■ What to work on
Copy every line with the string "React" in it.

■ Input data
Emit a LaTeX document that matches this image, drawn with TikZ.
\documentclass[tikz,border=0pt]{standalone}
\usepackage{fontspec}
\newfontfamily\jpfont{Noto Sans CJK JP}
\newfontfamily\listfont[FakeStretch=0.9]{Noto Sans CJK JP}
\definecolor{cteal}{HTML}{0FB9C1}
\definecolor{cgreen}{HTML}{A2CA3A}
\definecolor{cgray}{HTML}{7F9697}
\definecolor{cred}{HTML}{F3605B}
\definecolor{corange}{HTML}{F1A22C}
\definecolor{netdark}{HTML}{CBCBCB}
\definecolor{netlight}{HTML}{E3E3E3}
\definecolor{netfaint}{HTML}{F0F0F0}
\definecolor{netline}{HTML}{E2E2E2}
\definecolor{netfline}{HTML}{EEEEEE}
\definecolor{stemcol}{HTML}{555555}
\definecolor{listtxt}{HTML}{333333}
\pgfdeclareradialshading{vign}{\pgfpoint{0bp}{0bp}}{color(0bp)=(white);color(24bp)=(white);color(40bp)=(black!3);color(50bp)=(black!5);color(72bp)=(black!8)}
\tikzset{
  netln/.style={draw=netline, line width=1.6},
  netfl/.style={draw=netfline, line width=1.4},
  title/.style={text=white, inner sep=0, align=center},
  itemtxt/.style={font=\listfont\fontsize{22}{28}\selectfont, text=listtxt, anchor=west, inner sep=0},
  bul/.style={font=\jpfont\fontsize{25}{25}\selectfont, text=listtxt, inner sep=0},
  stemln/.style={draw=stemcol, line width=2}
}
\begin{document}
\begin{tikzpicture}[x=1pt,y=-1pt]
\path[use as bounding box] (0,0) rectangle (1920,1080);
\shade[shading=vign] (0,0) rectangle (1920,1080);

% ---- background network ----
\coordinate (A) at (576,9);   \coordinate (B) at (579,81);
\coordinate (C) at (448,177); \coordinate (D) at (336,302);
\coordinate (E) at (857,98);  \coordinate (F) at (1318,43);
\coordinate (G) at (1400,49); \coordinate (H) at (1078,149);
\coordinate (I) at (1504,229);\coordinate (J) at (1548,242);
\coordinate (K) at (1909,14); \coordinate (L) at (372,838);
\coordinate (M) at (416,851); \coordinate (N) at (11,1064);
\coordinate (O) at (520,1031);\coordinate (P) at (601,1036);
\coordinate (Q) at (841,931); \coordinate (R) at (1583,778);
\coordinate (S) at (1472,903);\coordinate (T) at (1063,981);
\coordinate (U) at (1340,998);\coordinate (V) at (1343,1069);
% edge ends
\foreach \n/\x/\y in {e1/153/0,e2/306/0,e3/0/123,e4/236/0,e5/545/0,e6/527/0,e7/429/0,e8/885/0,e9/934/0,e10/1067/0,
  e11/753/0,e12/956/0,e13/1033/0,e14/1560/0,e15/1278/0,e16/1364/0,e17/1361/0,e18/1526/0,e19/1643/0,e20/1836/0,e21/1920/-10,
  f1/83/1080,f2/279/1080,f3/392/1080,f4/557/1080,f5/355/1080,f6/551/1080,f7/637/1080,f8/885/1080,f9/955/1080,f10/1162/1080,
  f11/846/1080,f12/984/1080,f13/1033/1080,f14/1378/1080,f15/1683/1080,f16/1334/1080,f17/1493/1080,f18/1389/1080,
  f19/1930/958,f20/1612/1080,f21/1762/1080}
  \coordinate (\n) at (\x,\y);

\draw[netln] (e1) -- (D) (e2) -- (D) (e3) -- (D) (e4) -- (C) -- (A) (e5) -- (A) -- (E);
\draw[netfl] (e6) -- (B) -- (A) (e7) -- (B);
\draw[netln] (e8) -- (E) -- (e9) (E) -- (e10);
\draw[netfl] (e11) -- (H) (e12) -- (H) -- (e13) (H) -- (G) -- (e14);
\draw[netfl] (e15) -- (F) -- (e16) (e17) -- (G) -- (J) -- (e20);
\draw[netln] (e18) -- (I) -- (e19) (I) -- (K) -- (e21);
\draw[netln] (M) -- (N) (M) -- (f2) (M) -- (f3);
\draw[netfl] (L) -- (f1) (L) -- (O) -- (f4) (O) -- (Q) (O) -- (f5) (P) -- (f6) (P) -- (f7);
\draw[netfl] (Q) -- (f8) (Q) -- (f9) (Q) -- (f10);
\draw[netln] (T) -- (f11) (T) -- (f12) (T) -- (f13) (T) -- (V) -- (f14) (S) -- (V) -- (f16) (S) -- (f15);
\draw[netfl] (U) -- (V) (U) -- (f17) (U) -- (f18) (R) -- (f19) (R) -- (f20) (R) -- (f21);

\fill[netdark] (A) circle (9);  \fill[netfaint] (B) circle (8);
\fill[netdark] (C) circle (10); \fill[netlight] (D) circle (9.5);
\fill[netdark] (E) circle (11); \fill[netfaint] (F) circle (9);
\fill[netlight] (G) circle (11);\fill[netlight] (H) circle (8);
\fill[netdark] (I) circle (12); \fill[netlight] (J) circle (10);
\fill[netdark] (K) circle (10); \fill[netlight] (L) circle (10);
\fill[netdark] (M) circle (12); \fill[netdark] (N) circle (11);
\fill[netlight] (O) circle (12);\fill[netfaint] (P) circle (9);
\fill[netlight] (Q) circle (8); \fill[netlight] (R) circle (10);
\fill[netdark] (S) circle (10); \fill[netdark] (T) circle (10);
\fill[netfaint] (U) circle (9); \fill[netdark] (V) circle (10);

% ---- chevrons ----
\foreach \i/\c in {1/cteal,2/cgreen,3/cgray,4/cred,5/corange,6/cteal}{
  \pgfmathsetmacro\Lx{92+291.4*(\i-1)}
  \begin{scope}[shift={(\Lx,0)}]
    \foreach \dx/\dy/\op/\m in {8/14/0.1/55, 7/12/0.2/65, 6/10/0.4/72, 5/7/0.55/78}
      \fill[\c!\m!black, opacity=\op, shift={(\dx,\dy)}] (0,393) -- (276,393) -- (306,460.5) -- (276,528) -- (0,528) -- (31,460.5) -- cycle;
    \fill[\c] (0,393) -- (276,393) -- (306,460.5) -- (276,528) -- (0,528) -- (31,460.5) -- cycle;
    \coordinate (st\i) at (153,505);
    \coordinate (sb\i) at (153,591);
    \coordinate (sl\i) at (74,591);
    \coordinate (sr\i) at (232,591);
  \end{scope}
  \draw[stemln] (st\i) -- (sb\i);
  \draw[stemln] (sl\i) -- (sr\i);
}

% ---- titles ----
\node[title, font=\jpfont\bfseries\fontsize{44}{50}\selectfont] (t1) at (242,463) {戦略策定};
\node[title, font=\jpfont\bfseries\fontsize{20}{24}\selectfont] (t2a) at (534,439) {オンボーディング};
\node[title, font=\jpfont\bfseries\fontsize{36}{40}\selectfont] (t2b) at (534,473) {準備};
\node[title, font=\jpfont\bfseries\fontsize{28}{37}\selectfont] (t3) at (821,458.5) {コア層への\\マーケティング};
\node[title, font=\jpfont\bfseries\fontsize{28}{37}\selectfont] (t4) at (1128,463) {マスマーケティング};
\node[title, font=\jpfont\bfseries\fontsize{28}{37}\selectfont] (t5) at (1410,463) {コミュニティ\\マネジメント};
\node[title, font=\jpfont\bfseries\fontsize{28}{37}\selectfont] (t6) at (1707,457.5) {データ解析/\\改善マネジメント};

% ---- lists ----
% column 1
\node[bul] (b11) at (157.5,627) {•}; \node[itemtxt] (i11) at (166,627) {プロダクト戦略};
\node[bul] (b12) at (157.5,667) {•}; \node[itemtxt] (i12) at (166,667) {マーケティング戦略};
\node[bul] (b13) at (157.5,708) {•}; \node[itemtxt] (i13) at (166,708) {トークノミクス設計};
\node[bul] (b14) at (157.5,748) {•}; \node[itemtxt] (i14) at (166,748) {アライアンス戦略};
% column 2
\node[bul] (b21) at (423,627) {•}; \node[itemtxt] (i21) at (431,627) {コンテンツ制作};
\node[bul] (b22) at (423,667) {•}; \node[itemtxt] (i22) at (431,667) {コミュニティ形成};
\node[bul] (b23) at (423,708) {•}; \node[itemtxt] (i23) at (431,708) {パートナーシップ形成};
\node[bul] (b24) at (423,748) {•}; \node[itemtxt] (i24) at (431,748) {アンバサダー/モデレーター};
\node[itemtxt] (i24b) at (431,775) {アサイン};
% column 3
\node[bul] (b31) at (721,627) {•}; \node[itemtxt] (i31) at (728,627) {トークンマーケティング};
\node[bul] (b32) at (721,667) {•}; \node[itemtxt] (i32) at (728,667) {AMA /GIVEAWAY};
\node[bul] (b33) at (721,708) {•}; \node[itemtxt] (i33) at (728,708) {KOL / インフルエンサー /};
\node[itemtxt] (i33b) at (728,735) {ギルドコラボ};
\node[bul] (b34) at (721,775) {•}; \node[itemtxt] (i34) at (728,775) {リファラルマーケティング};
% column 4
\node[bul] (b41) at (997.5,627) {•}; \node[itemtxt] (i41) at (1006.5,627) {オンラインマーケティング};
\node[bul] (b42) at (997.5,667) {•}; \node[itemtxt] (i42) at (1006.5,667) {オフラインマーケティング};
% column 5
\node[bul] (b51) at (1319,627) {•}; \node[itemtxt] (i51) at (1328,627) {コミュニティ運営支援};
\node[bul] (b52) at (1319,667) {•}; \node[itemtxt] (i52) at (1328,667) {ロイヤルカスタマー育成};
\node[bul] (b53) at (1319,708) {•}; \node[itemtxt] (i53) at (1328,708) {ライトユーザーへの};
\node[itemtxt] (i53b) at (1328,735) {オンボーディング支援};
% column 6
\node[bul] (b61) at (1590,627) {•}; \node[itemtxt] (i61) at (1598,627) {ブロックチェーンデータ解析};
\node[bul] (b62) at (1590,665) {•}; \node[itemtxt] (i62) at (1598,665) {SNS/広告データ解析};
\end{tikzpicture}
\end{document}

...

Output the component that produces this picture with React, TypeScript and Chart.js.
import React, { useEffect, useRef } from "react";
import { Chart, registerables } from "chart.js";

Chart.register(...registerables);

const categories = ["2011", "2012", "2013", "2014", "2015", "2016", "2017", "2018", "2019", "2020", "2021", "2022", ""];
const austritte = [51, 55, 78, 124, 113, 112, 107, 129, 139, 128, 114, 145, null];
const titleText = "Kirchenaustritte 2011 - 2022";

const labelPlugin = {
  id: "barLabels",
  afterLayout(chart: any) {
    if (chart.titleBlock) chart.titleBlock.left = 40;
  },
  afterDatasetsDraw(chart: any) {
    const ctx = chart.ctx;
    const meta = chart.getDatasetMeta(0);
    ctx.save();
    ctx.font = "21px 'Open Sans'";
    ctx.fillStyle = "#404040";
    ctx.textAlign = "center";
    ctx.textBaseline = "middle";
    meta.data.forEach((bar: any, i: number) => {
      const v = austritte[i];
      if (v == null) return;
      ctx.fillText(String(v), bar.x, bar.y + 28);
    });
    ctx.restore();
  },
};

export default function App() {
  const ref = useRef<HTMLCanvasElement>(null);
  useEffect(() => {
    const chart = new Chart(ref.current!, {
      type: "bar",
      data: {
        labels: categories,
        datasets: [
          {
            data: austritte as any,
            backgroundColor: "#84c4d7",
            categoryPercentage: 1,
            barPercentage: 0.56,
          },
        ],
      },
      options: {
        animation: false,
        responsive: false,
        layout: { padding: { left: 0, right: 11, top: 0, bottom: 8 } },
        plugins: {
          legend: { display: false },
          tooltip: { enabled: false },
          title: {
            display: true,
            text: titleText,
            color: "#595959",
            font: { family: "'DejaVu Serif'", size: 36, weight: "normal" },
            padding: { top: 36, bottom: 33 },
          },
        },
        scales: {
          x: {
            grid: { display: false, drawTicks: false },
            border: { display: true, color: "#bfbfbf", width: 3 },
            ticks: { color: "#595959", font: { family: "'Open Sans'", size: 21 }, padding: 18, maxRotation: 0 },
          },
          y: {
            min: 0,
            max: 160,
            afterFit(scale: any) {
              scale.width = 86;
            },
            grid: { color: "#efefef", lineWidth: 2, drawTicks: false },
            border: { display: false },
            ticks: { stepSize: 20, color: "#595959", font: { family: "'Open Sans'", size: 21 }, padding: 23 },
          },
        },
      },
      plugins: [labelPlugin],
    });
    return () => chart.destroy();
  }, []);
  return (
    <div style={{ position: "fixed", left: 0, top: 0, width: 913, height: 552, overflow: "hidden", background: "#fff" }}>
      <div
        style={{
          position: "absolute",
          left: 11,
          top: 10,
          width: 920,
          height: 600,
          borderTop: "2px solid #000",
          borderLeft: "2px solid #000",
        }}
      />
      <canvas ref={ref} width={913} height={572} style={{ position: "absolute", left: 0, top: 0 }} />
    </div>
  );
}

...

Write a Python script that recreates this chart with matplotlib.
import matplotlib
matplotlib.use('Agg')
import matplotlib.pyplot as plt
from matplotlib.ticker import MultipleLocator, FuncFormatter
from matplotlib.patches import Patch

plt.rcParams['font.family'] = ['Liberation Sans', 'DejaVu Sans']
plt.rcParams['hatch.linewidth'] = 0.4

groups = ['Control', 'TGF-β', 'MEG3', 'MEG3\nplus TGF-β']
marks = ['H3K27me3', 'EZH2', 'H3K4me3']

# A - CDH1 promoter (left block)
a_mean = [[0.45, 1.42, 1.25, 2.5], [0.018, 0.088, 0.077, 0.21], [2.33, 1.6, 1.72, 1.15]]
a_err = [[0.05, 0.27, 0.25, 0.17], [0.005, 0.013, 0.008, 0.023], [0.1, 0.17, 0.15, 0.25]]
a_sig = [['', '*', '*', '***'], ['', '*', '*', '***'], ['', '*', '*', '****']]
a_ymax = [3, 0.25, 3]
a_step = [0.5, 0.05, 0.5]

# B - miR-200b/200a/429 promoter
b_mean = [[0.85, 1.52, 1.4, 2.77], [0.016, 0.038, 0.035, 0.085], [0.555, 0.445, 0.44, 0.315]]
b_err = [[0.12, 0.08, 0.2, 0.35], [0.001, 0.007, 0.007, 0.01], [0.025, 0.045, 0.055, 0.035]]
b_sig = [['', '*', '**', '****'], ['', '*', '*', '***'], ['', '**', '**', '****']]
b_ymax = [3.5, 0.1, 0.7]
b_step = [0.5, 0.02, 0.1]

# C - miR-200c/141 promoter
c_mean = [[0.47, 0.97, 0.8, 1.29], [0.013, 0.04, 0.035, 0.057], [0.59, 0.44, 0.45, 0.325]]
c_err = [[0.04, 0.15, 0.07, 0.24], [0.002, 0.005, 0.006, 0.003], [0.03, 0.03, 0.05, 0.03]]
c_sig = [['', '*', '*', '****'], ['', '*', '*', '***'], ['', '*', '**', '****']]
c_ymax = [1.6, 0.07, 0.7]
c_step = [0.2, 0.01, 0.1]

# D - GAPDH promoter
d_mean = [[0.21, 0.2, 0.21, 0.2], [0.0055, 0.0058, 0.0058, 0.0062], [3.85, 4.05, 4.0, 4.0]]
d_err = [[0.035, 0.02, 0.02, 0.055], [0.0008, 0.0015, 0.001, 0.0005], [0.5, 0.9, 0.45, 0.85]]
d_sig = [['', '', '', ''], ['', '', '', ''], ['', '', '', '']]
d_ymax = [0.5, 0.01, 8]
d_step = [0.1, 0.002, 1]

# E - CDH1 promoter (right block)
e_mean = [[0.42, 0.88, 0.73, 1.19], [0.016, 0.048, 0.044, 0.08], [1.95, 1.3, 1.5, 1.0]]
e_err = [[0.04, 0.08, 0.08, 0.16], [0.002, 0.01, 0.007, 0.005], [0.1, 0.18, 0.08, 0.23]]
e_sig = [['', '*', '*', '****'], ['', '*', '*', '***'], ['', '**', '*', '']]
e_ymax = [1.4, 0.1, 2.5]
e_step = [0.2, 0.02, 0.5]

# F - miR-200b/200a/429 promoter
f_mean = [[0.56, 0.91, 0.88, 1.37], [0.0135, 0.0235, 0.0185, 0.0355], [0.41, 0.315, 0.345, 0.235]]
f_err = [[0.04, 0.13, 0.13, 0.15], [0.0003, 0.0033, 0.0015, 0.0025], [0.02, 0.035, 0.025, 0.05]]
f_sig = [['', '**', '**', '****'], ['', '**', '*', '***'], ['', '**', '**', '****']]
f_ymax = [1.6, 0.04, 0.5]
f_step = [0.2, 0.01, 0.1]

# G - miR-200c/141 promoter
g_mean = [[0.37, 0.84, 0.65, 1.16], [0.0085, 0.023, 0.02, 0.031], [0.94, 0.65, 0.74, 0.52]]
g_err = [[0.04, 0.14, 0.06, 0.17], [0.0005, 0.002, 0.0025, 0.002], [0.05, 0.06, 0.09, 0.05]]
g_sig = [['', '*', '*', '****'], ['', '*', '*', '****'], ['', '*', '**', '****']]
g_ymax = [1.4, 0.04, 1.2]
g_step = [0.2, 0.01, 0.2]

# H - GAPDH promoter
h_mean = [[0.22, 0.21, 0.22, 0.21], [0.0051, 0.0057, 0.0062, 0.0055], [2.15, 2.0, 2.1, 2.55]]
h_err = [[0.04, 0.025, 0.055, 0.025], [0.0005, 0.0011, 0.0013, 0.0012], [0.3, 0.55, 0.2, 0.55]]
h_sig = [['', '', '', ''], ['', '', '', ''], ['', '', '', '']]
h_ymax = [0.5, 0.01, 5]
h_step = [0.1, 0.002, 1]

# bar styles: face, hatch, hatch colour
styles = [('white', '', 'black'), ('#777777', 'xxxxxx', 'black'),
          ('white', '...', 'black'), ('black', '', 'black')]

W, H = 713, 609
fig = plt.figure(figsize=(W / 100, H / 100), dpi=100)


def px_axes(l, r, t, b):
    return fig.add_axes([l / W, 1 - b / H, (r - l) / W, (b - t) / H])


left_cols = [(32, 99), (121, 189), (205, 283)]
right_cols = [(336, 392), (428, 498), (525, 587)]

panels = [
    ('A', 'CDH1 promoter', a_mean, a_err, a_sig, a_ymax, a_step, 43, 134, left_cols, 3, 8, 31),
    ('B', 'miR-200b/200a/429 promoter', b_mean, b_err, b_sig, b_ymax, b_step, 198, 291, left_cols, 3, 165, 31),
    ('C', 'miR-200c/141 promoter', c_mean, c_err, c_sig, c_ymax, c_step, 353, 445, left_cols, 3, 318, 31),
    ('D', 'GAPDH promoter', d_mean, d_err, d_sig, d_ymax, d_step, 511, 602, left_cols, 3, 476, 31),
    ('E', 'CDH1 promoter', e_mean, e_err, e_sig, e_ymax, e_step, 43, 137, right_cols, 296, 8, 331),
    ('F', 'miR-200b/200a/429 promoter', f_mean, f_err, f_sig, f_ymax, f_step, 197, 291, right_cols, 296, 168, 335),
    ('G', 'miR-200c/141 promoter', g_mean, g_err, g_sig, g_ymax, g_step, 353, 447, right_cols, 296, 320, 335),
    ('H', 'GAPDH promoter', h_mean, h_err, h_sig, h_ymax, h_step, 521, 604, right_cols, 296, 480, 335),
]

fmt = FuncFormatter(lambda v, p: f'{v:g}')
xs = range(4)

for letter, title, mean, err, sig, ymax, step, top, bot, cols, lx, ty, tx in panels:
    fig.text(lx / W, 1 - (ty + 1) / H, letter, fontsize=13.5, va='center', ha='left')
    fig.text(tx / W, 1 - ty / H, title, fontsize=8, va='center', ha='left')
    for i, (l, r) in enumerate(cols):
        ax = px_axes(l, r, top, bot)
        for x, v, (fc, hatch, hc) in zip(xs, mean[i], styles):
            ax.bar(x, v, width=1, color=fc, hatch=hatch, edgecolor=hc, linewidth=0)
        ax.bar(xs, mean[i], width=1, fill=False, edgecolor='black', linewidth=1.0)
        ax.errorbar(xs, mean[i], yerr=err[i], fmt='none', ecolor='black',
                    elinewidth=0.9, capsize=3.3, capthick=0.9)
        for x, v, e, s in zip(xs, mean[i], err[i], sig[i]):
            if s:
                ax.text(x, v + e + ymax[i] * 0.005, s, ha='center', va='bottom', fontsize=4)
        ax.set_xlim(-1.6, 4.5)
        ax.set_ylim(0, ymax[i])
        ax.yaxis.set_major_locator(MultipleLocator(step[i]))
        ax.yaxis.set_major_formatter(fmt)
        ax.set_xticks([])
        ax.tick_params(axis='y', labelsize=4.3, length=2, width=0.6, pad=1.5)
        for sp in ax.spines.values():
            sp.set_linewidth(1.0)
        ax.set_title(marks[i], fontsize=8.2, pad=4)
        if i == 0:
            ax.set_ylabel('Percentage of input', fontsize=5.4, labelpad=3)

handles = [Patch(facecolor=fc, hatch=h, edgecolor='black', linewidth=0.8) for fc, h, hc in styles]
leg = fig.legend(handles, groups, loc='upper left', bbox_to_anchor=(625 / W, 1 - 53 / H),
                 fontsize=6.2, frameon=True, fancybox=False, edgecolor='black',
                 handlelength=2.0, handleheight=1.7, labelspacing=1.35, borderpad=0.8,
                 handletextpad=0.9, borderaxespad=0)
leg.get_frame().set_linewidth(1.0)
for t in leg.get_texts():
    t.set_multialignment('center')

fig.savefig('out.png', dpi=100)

■ Full answer
Output the component that produces this picture with React, TypeScript and Chart.js.
import React, { useEffect, useRef } from "react";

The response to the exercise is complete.